↓↓↓

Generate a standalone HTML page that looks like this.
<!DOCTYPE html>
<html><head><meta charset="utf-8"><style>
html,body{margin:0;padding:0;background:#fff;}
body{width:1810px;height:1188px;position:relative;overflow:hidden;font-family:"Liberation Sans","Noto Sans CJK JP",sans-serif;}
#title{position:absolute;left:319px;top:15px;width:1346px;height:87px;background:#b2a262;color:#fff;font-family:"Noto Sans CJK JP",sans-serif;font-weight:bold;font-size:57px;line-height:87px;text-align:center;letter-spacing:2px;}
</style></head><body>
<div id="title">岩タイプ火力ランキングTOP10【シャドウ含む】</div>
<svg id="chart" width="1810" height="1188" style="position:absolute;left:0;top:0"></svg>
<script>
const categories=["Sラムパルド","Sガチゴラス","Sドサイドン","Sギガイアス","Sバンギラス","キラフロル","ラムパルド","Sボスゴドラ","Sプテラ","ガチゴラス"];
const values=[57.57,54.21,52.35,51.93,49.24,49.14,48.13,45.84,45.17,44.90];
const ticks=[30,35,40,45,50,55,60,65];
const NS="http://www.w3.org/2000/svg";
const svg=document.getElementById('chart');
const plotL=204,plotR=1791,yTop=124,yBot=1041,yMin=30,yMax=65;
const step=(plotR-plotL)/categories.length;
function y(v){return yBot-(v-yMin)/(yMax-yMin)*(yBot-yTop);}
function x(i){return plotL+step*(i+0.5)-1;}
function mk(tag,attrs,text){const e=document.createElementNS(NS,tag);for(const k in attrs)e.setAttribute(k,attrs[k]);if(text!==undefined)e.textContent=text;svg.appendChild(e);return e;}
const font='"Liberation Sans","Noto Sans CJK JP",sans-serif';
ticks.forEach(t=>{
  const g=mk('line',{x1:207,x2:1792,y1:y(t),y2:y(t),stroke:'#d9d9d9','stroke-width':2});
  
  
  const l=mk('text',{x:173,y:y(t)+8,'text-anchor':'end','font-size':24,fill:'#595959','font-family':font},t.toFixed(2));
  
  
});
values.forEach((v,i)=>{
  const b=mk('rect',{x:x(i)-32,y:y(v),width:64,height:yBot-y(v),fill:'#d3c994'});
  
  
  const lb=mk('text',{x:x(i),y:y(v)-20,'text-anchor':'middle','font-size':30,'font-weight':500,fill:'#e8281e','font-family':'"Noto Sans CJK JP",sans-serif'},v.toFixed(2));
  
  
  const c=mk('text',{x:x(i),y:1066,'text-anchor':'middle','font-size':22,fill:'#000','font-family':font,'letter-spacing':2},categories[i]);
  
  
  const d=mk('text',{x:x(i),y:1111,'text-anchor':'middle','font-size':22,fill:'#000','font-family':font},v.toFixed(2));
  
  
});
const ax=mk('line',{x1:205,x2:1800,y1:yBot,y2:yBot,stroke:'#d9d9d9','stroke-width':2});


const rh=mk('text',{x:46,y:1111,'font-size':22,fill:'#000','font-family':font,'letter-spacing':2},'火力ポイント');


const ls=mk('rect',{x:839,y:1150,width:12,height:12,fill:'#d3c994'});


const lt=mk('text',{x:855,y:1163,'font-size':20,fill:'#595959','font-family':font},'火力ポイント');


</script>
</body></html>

↑↑↑
↓↓↓

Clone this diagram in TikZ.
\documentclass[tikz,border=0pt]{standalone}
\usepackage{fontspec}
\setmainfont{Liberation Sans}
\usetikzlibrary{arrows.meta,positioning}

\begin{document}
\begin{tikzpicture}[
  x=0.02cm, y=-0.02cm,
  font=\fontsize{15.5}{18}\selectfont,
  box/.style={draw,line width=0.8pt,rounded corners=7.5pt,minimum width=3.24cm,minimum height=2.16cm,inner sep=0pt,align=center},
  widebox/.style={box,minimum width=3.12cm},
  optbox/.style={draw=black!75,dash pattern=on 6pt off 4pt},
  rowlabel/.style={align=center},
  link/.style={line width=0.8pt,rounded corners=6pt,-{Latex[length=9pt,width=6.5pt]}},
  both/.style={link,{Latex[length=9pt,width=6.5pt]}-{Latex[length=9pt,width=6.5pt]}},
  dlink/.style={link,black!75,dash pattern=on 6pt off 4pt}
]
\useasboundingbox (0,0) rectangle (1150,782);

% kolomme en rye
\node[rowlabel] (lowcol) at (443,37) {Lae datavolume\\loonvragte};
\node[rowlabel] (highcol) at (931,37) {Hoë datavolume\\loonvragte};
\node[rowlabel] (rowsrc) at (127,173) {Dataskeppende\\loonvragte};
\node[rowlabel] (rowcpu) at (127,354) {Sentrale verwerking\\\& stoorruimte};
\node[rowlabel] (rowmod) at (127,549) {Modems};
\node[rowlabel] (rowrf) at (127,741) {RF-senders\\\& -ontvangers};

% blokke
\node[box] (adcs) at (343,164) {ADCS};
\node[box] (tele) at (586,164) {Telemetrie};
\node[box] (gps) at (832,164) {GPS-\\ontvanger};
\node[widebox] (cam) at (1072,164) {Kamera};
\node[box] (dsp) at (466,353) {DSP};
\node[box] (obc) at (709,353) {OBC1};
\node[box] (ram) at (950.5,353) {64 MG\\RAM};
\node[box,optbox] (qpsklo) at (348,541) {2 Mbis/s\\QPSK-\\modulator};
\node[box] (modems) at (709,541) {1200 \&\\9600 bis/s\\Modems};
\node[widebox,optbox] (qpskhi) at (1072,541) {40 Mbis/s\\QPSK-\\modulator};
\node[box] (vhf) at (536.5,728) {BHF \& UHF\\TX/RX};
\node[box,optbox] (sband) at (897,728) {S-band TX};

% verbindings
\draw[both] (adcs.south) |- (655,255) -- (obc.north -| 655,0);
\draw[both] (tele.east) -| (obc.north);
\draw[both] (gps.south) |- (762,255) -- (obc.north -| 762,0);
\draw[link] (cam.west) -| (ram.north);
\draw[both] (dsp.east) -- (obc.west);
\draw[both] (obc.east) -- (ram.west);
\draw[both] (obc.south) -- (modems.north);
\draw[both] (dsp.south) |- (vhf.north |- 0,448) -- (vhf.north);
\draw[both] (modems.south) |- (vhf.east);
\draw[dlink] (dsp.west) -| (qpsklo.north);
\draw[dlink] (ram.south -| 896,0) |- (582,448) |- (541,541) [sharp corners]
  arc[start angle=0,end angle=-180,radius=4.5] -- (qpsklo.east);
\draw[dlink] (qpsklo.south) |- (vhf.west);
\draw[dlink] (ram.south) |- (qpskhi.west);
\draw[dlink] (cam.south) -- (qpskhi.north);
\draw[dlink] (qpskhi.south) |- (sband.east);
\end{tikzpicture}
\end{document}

↑↑↑

• _BRIEF_:
Extract exactly and only the span of lines that begins at the line containing "Clone this diagram in TikZ." and ends at the line containing "(0,0) rectangle (1150,782);".

• _COMPLETE OUTPUT_:
Clone this diagram in TikZ.
\documentclass[tikz,border=0pt]{standalone}
\usepackage{fontspec}
\setmainfont{Liberation Sans}
\usetikzlibrary{arrows.meta,positioning}

\begin{document}
\begin{tikzpicture}[
  x=0.02cm, y=-0.02cm,
  font=\fontsize{15.5}{18}\selectfont,
  box/.style={draw,line width=0.8pt,rounded corners=7.5pt,minimum width=3.24cm,minimum height=2.16cm,inner sep=0pt,align=center},
  widebox/.style={box,minimum width=3.12cm},
  optbox/.style={draw=black!75,dash pattern=on 6pt off 4pt},
  rowlabel/.style={align=center},
  link/.style={line width=0.8pt,rounded corners=6pt,-{Latex[length=9pt,width=6.5pt]}},
  both/.style={link,{Latex[length=9pt,width=6.5pt]}-{Latex[length=9pt,width=6.5pt]}},
  dlink/.style={link,black!75,dash pattern=on 6pt off 4pt}
]
\useasboundingbox (0,0) rectangle (1150,782);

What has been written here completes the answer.